Not for the first time this summer, it was the evenness of their performance – no wildly differing first halves and second halves with John Kiely’s charges – that saw them through. 

 

Once more the scoring burden was shared. Three points from the half-back line, where Declan Hannon led like a captain by storming upfield to land two rousing scores. Two from midfield. A haul of 2-9 from the attack. And, of course, the inevitable contribution from a substitute, in this case Shane Dowling’s goal. 

 

Entering the closing minute of normal time the underdogs led by eight points. That’s how much superior they’d been to a Galway outfit that barely showed up. 

 

Given the fears had been expressed as to how well they’d settle and whether they might be blown away by an early scoring blast from the champions, Limerick needed to hit the ground running. They did. Although they drove five wides in the first four minutes they were winning ball, dominating possession and visibly the sharper team, with Nickie Quaid working his puckouts smartly. 

 

Their four-point lead at half-time scarcely illustrated their dominance. What happened on the restart decided the outcome. What didn’t happen on the restart, rather.

 

All week we’d been hearing about Galway’s power surges.

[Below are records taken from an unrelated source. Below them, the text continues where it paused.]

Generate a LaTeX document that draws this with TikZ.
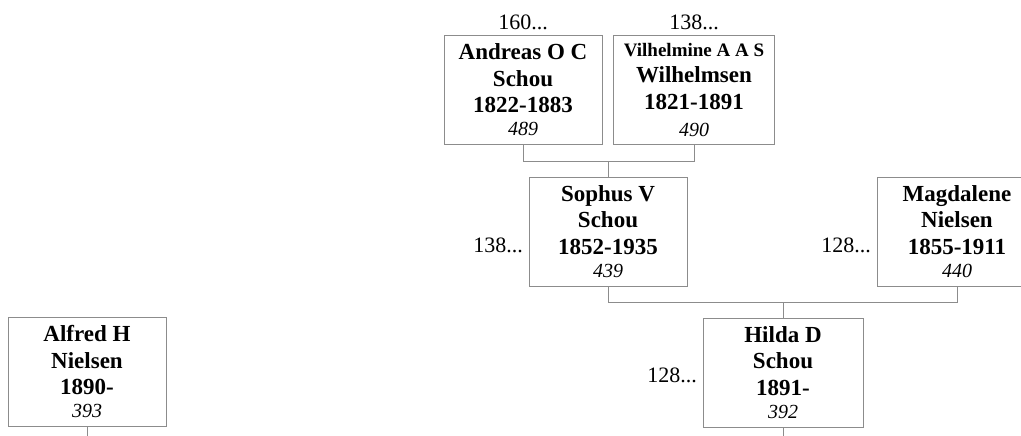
\documentclass[tikz,border=0pt]{standalone}
\usepackage{fontspec}
\setmainfont{Liberation Serif}
\definecolor{linegray}{HTML}{8C8C8C}
\newcommand\namefont{\fontsize{23}{26.5}\selectfont\bfseries}
\newcommand\numfont{\fontsize{20}{23}\selectfont\mdseries\itshape}
\newcommand\smallname{\fontsize{19}{22}\selectfont\bfseries}
\tikzset{
  pbox/.style={draw=linegray, line width=1pt, minimum width=158pt, minimum height=109pt,
               inner sep=0pt, align=center, font=\namefont, text=black},
  conn/.style={draw=linegray, line width=1pt},
  refl/.style={font=\fontsize{22}{24}\selectfont, inner sep=0pt, text=black},
}
\begin{document}
\begin{tikzpicture}[x=1pt, y=-1pt]
\useasboundingbox (0,0) rectangle (1021,436);
\clip (0,0) rectangle (1021,436);

\node[pbox] (andreas) at (523,90) {Andreas O C\\Schou\\1822-1883\\[-3.5pt]{\numfont 489}};
\node[pbox, minimum width=161pt] (vilh) at (694,90) {{\smallname Vilhelmine A A S}\\Wilhelmsen\\1821-1891\\[1pt]{\numfont 490}};
\node[pbox] (sophus) at (608,231.5) {Sophus V\\Schou\\1852-1935\\[-3.5pt]{\numfont 439}};
\node[pbox, minimum width=160pt] (magd) at (957,231.5) {Magdalene\\Nielsen\\1855-1911\\[-3.5pt]{\numfont 440}};
\node[pbox, minimum width=160pt] (hilda) at (783,372.5) {Hilda D\\Schou\\1891-\\[-3.5pt]{\numfont 392}};
\node[pbox] (alfred) at (87,371.5) {Alfred H\\Nielsen\\1890-\\[-3.5pt]{\numfont 393}};

\node[refl, anchor=base] (r1) at (523,30) {160...};
\node[refl, anchor=base] (r2) at (694,30) {138...};
\node[refl, anchor=base east] (r3) at (523,252) {138...};
\node[refl, anchor=base east] (r4) at (871,252) {128...};
\node[refl, anchor=base east] (r5) at (697,382) {128...};

\draw[conn] (andreas.south) -- ++(0,16) -| (vilh.south);
\draw[conn] (sophus.north) -- ++(0,-16);
\draw[conn] (sophus.south) -- ++(0,16) -| (magd.south);
\draw[conn] (hilda.north) -- ++(0,-16);
\coordinate (bottomedge) at (0,436);
\draw[conn] (hilda.south) -- (hilda.south |- bottomedge);
\draw[conn] (alfred.south) -- (alfred.south |- bottomedge);
\end{tikzpicture}
\end{document}
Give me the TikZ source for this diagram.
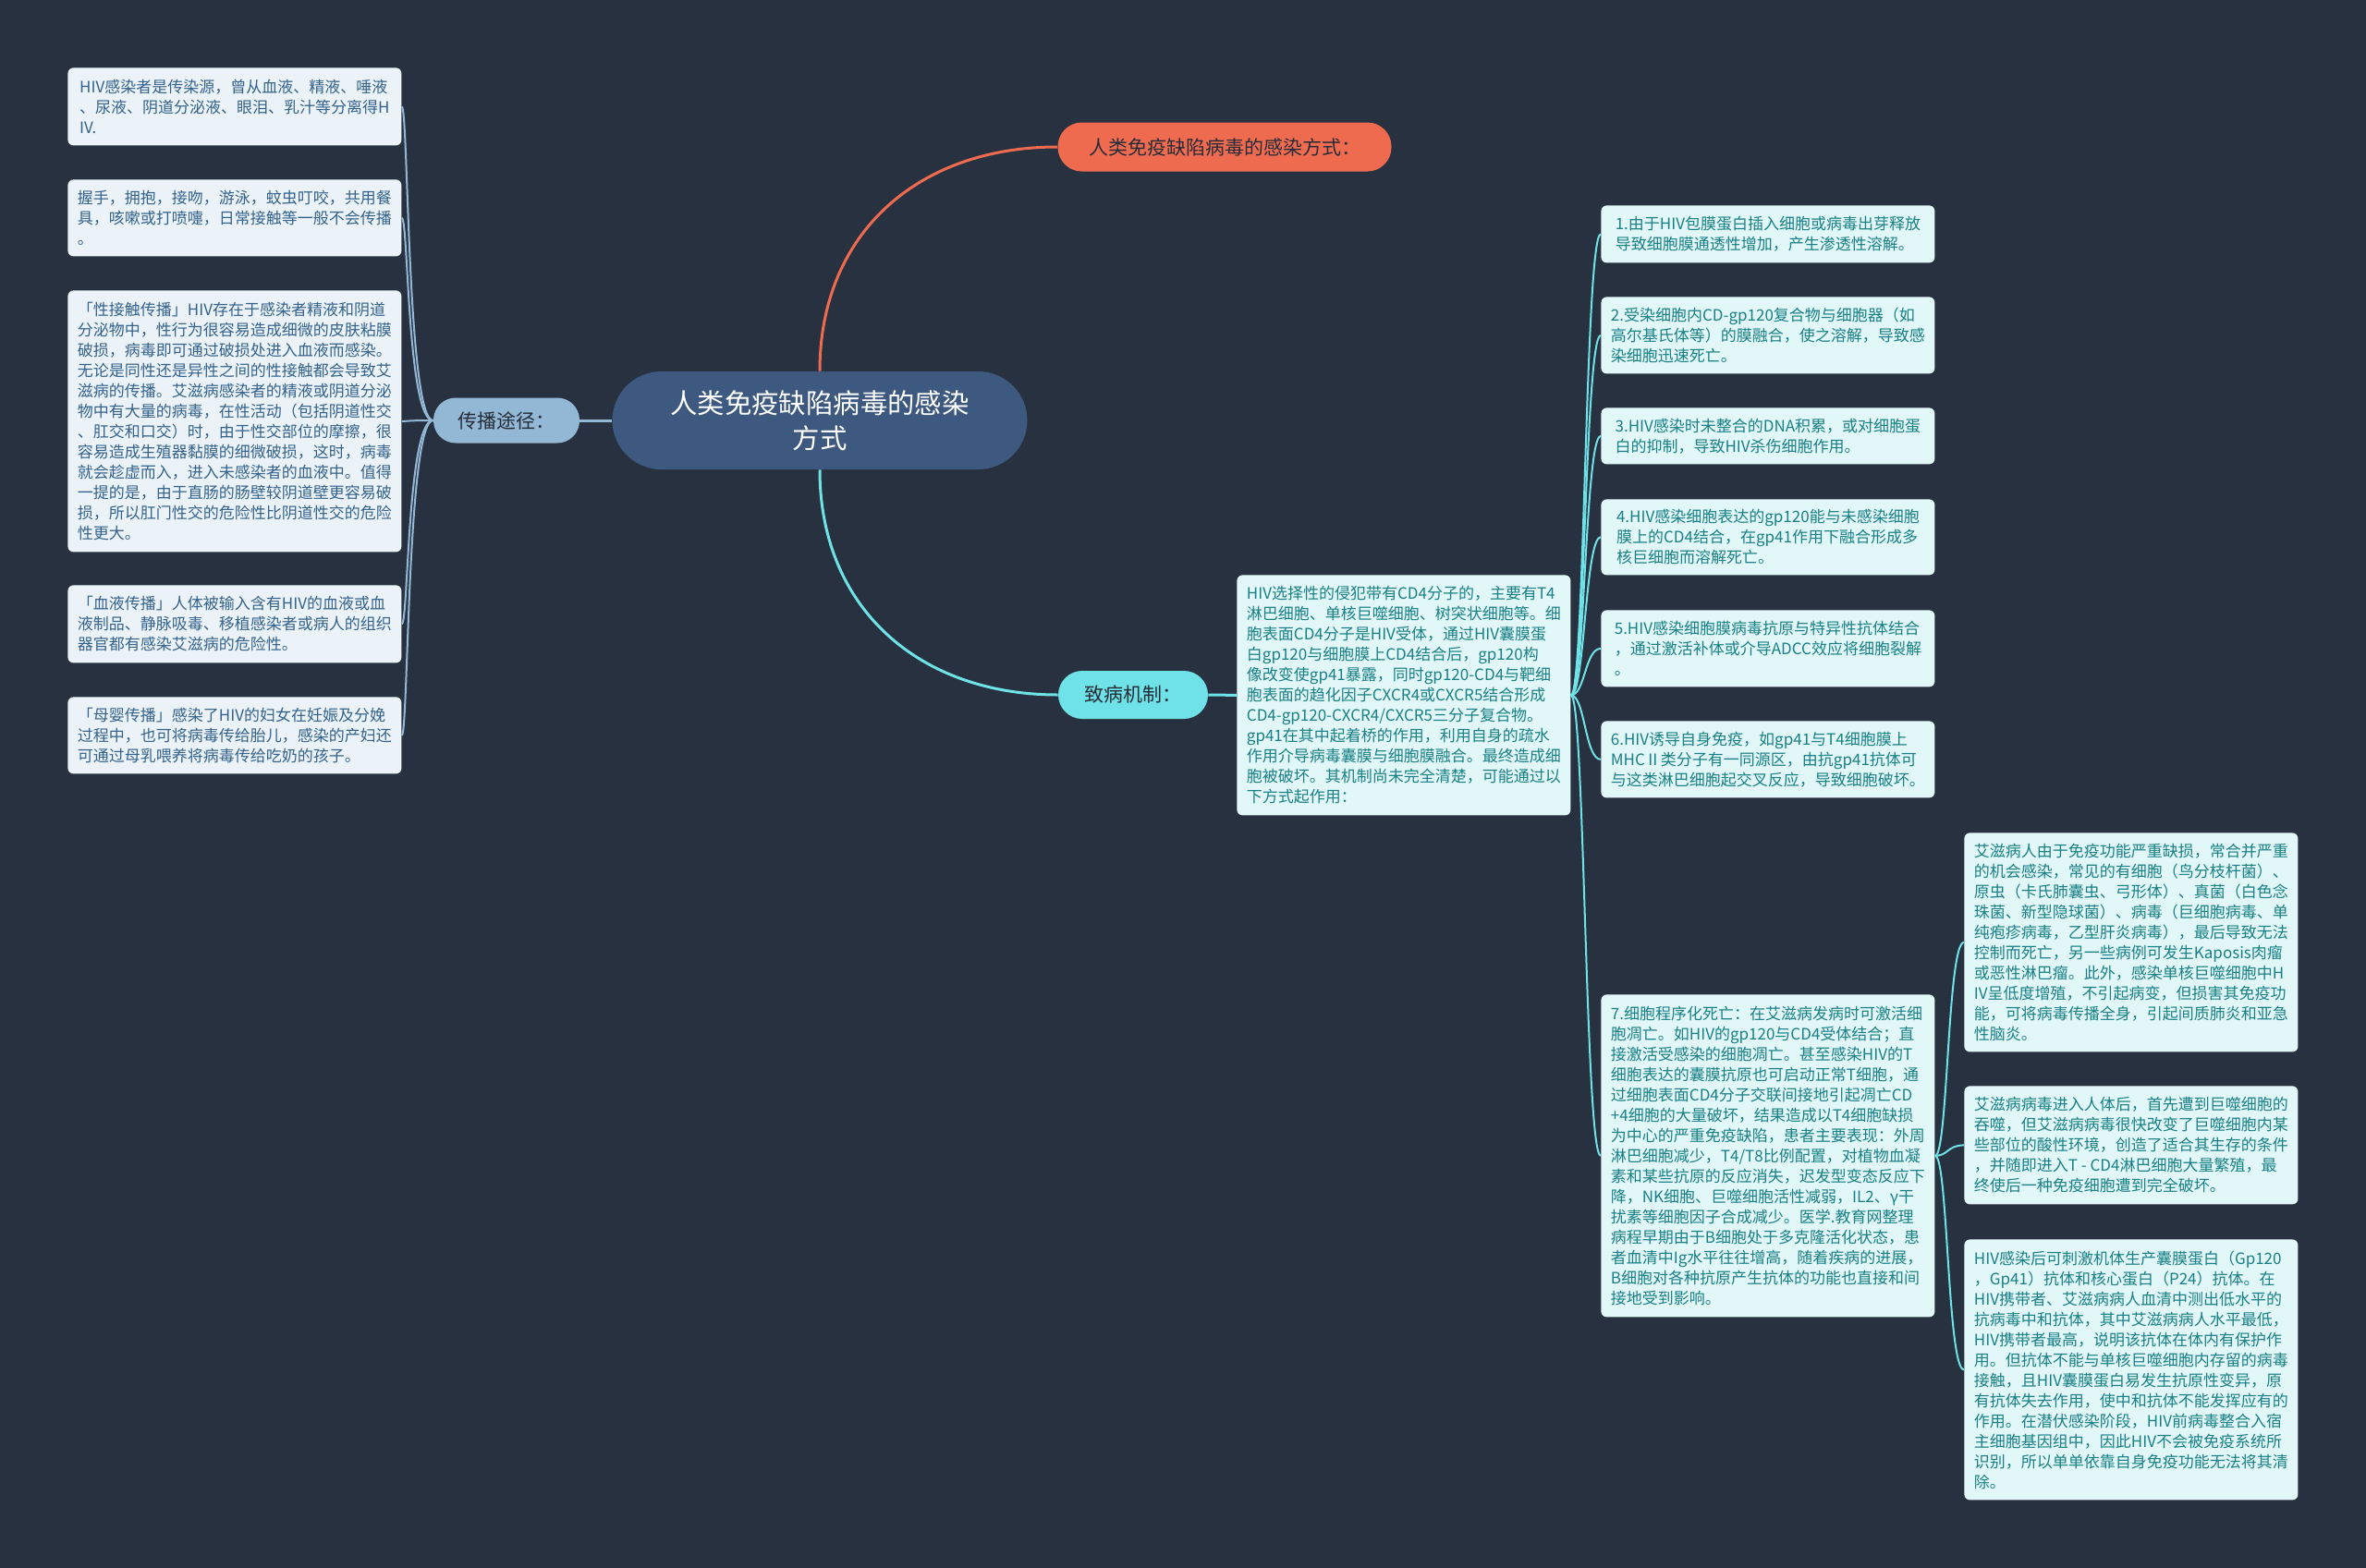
\documentclass[tikz,border=0pt]{standalone}
\usepackage{fontspec}
\setmainfont{Noto Sans CJK SC}
\usepackage{tikz}
\usetikzlibrary{positioning, arrows.meta, shapes, calc}
\definecolor{bgnavy}{RGB}{40, 49, 64}
\definecolor{rootblue}{RGB}{62, 89, 128}
\definecolor{wayorange}{RGB}{239, 107, 79}
\definecolor{mechcyan}{RGB}{110, 226, 230}
\definecolor{transblue}{RGB}{146, 184, 214}
\definecolor{leftfill}{RGB}{235, 243, 249}
\definecolor{lefttext}{RGB}{52, 98, 140}
\definecolor{rightfill}{RGB}{226, 247, 248}
\definecolor{righttext}{RGB}{24, 128, 134}
\definecolor{darklabel}{RGB}{38, 44, 56}

\begin{document}
\begin{tikzpicture}[x=0.5pt, y=-0.5pt,
  textbox/.style={anchor=north west, rounded corners=3pt, inner sep=0pt, align=left,
    minimum width=180.5pt, font=\fontsize{8.5}{11}\selectfont},
  lbox/.style={textbox, fill=leftfill, text=lefttext},
  rbox/.style={textbox, fill=rightfill, text=righttext},
  pill/.style={inner sep=0pt, font=\fontsize{10.5}{12}\selectfont, text=darklabel},
  lline/.style={transblue, line width=1pt},
  rline/.style={mechcyan, line width=1pt}]

\path[use as bounding box, fill=bgnavy] (0,0) rectangle (2560,1697);

% centre and the three branches
\node[fill=rootblue, rounded corners=26.5pt, minimum width=224.5pt, minimum height=53pt,
  inner sep=0pt, align=center, text=white, font=\fontsize{14.7}{19}\selectfont]
  (root) at (887,455) {人类免疫缺陷病毒的感染\\方式};
\node[pill, fill=wayorange, rounded corners=13pt, minimum width=180.5pt, minimum height=26.5pt]
  (way) at (1325,159) {人类免疫缺陷病毒的感染方式：};
\node[pill, fill=mechcyan, rounded corners=13pt, minimum width=81pt, minimum height=26pt]
  (mech) at (1226,752) {致病机制：};
\node[pill, fill=transblue, rounded corners=12pt, minimum width=79pt, minimum height=24.5pt]
  (trans) at (548,455) {传播途径：};

% transmission
\node[lbox, minimum height=42pt] (s1) at (73,73)
  {HIV感染者是传染源，曾从血液、精液、唾液\\、尿液、阴道分泌液、眼泪、乳汁等分离得H\\IV.};
\node[lbox, minimum height=41.5pt] (s2) at (73,194)
  {握手，拥抱，接吻，游泳，蚊虫叮咬，共用餐\\具，咳嗽或打喷嚏，日常接触等一般不会传播\\。};
\node[lbox, minimum height=141.5pt] (s3) at (73,314)
  {「性接触传播」HIV存在于感染者精液和阴道\\分泌物中，性行为很容易造成细微的皮肤粘膜\\破损，病毒即可通过破损处进入血液而感染。\\无论是同性还是异性之间的性接触都会导致艾\\滋病的传播。艾滋病感染者的精液或阴道分泌\\物中有大量的病毒，在性活动（包括阴道性交\\、肛交和口交）时，由于性交部位的摩擦，很\\容易造成生殖器黏膜的细微破损，这时，病毒\\就会趁虚而入，进入未感染者的血液中。值得\\一提的是，由于直肠的肠壁较阴道壁更容易破\\损，所以肛门性交的危险性比阴道性交的危险\\性更大。};
\node[lbox, minimum height=42pt] (s4) at (73,633)
  {「血液传播」人体被输入含有HIV的血液或血\\液制品、静脉吸毒、移植感染者或病人的组织\\器官都有感染艾滋病的危险性。};
\node[lbox, minimum height=41.5pt] (s5) at (73,754)
  {「母婴传播」感染了HIV的妇女在妊娠及分娩\\过程中，也可将病毒传给胎儿，感染的产妇还\\可通过母乳喂养将病毒传给吃奶的孩子。};

% mechanism
\node[rbox, minimum height=130pt] (mbox) at (1338,622)
  {HIV选择性的侵犯带有CD4分子的，主要有T4\\淋巴细胞、单核巨噬细胞、树突状细胞等。细\\胞表面CD4分子是HIV受体，通过HIV囊膜蛋\\白gp120与细胞膜上CD4结合后，gp120构\\像改变使gp41暴露，同时gp120-CD4与靶细\\胞表面的趋化因子CXCR4或CXCR5结合形成\\CD4-gp120-CXCR4/CXCR5三分子复合物。\\gp41在其中起着桥的作用，利用自身的疏水\\作用介导病毒囊膜与细胞膜融合。最终造成细\\胞被破坏。其机制尚未完全清楚，可能通过以\\下方式起作用：};

\node[rbox, minimum height=31pt] (c1) at (1732,222)
  {1.由于HIV包膜蛋白插入细胞或病毒出芽释放\\导致细胞膜通透性增加，产生渗透性溶解。};
\node[rbox, minimum height=41.5pt] (c2) at (1732,321)
  {2.受染细胞内CD-gp120复合物与细胞器（如\\高尔基氏体等）的膜融合，使之溶解，导致感\\染细胞迅速死亡。};
\node[rbox, minimum height=30.5pt] (c3) at (1732,441)
  {3.HIV感染时未整合的DNA积累，或对细胞蛋\\白的抑制，导致HIV杀伤细胞作用。};
\node[rbox, minimum height=41pt] (c4) at (1732,540)
  {4.HIV感染细胞表达的gp120能与未感染细胞\\膜上的CD4结合，在gp41作用下融合形成多\\核巨细胞而溶解死亡。};
\node[rbox, minimum height=41.5pt] (c5) at (1732,660)
  {5.HIV感染细胞膜病毒抗原与特异性抗体结合\\，通过激活补体或介导ADCC效应将细胞裂解\\。};
\node[rbox, minimum height=41.5pt] (c6) at (1732,780)
  {6.HIV诱导自身免疫，如gp41与T4细胞膜上\\MHCⅡ类分子有一同源区，由抗gp41抗体可\\与这类淋巴细胞起交叉反应，导致细胞破坏。};
\node[rbox, minimum height=174.5pt] (c7) at (1732,1076)
  {7.细胞程序化死亡：在艾滋病发病时可激活细\\胞凋亡。如HIV的gp120与CD4受体结合；直\\接激活受感染的细胞凋亡。甚至感染HIV的T\\细胞表达的囊膜抗原也可启动正常T细胞，通\\过细胞表面CD4分子交联间接地引起凋亡CD\\+4细胞的大量破坏，结果造成以T4细胞缺损\\为中心的严重免疫缺陷，患者主要表现：外周\\淋巴细胞减少，T4/T8比例配置，对植物血凝\\素和某些抗原的反应消失，迟发型变态反应下\\降，NK细胞、巨噬细胞活性减弱，IL2、γ干\\扰素等细胞因子合成减少。医学.教育网整理\\病程早期由于B细胞处于多克隆活化状态，患\\者血清中Ig水平往往增高，随着疾病的进展，\\B细胞对各种抗原产生抗体的功能也直接和间\\接地受到影响。};

\node[rbox, minimum height=118.5pt] (d1) at (2125,901)
  {艾滋病人由于免疫功能严重缺损，常合并严重\\的机会感染，常见的有细胞（鸟分枝杆菌）、\\原虫（卡氏肺囊虫、弓形体）、真菌（白色念\\珠菌、新型隐球菌）、病毒（巨细胞病毒、单\\纯疱疹病毒，乙型肝炎病毒），最后导致无法\\控制而死亡，另一些病例可发生Kaposis肉瘤\\或恶性淋巴瘤。此外，感染单核巨噬细胞中H\\IV呈低度增殖，不引起病变，但损害其免疫功\\能，可将病毒传播全身，引起间质肺炎和亚急\\性脑炎。};
\node[rbox, minimum height=64pt] (d2) at (2125,1175)
  {艾滋病病毒进入人体后，首先遭到巨噬细胞的\\吞噬，但艾滋病病毒很快改变了巨噬细胞内某\\些部位的酸性环境，创造了适合其生存的条件\\，并随即进入T - CD4淋巴细胞大量繁殖，最\\终使后一种免疫细胞遭到完全破坏。};
\node[rbox, minimum height=141pt] (d3) at (2125,1341)
  {HIV感染后可刺激机体生产囊膜蛋白（Gp120\\，Gp41）抗体和核心蛋白（P24）抗体。在\\HIV携带者、艾滋病病人血清中测出低水平的\\抗病毒中和抗体，其中艾滋病病人水平最低，\\HIV携带者最高，说明该抗体在体内有保护作\\用。但抗体不能与单核巨噬细胞内存留的病毒\\接触，且HIV囊膜蛋白易发生抗原性变异，原\\有抗体失去作用，使中和抗体不能发挥应有的\\作用。在潜伏感染阶段，HIV前病毒整合入宿\\主细胞基因组中，因此HIV不会被免疫系统所\\识别，所以单单依靠自身免疫功能无法将其清\\除。};

% connectors
\draw[wayorange, line width=1.5pt] (root.north) .. controls +(0,-150) and +(-150,0) .. (way.west);
\draw[mechcyan, line width=1.5pt] (root.south) .. controls +(0,150) and +(-150,0) .. (mech.west);
\draw[mechcyan, line width=1.5pt] (mech.east) -- (mbox.west);
\draw[transblue, line width=1.5pt] (root.west) -- (trans.east);
\foreach \n in {s1,s2,s3,s4,s5}
  \draw[lline] (trans.west) .. controls +(-28,0) and +(7,0) .. (\n.east);
\foreach \n in {c1,c2,c3,c4,c5,c6,c7}
  \draw[rline] (mbox.east) .. controls +(15,0) and +(-17,0) .. (\n.west);
\foreach \n in {d1,d2,d3}
  \draw[rline] (c7.east) .. controls +(14,0) and +(-18,0) .. (\n.west);
\end{tikzpicture}
\end{document}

About how the MacCarthy Cup holders were only hurling in fits and starts but when they did hurl, well… The first half of the Leinster final replay. The first quarter of the drawn game with Clare. The first half of the replay. 

 

Here, however, there was no power surge on the resumption. This was the equivalent of the dog that failed to bark in the night. 

 

The men in green promptly went seven points up and when Tom Morrissey flicked the ball to the net on the three-quarter mark that seemed to be that. 

 

Morrissey’s goal came about after he filched the sliotar from Gearoid McInerney. Dowling’s goal came about after Peter Casey blocked down Adrian Tuohey. The opening goal from Graeme Mulcahy came about after Seamus Flanagan left Padraic Mannion on his backside, with Kyle Hayes taking it from there.

 

Last year Galway weren’t being caught in possession or left on their backsides; they were the ones throwing their weight around. What a difference 11 months can make. Uneasy lies the head that wears the crown and all of that.

 

The upshot was that once more a team not managed by Brian Cody failed to make it two in a row. If the great man allowed himself a quick and quiet smile on Sunday evening he was entitled to. 

 

Kiely declared afterwards that this was “only the beginning” for the winners. We’ll see. Clare came out of the blue in 2013 to win the All Ireland with a young and engaging team that seemed set for plenty more silverware before the decade was out. They haven’t been back to Croke Park on the big day in the meantime. 

 

Limerick are now the hunted. Next year everyone will be out to get them. Ask Galway. 

 

Will they be able to cope with the pressures of their new status? Can they continue to live up to the standards they’ve set themselves? It will make for fascinating viewing. 

 

Last Sunday was glorious but it cannot be allowed become a one-off. Forty-five years is far too long a drought. As Kiely said, for Limerick this has to be a beginning.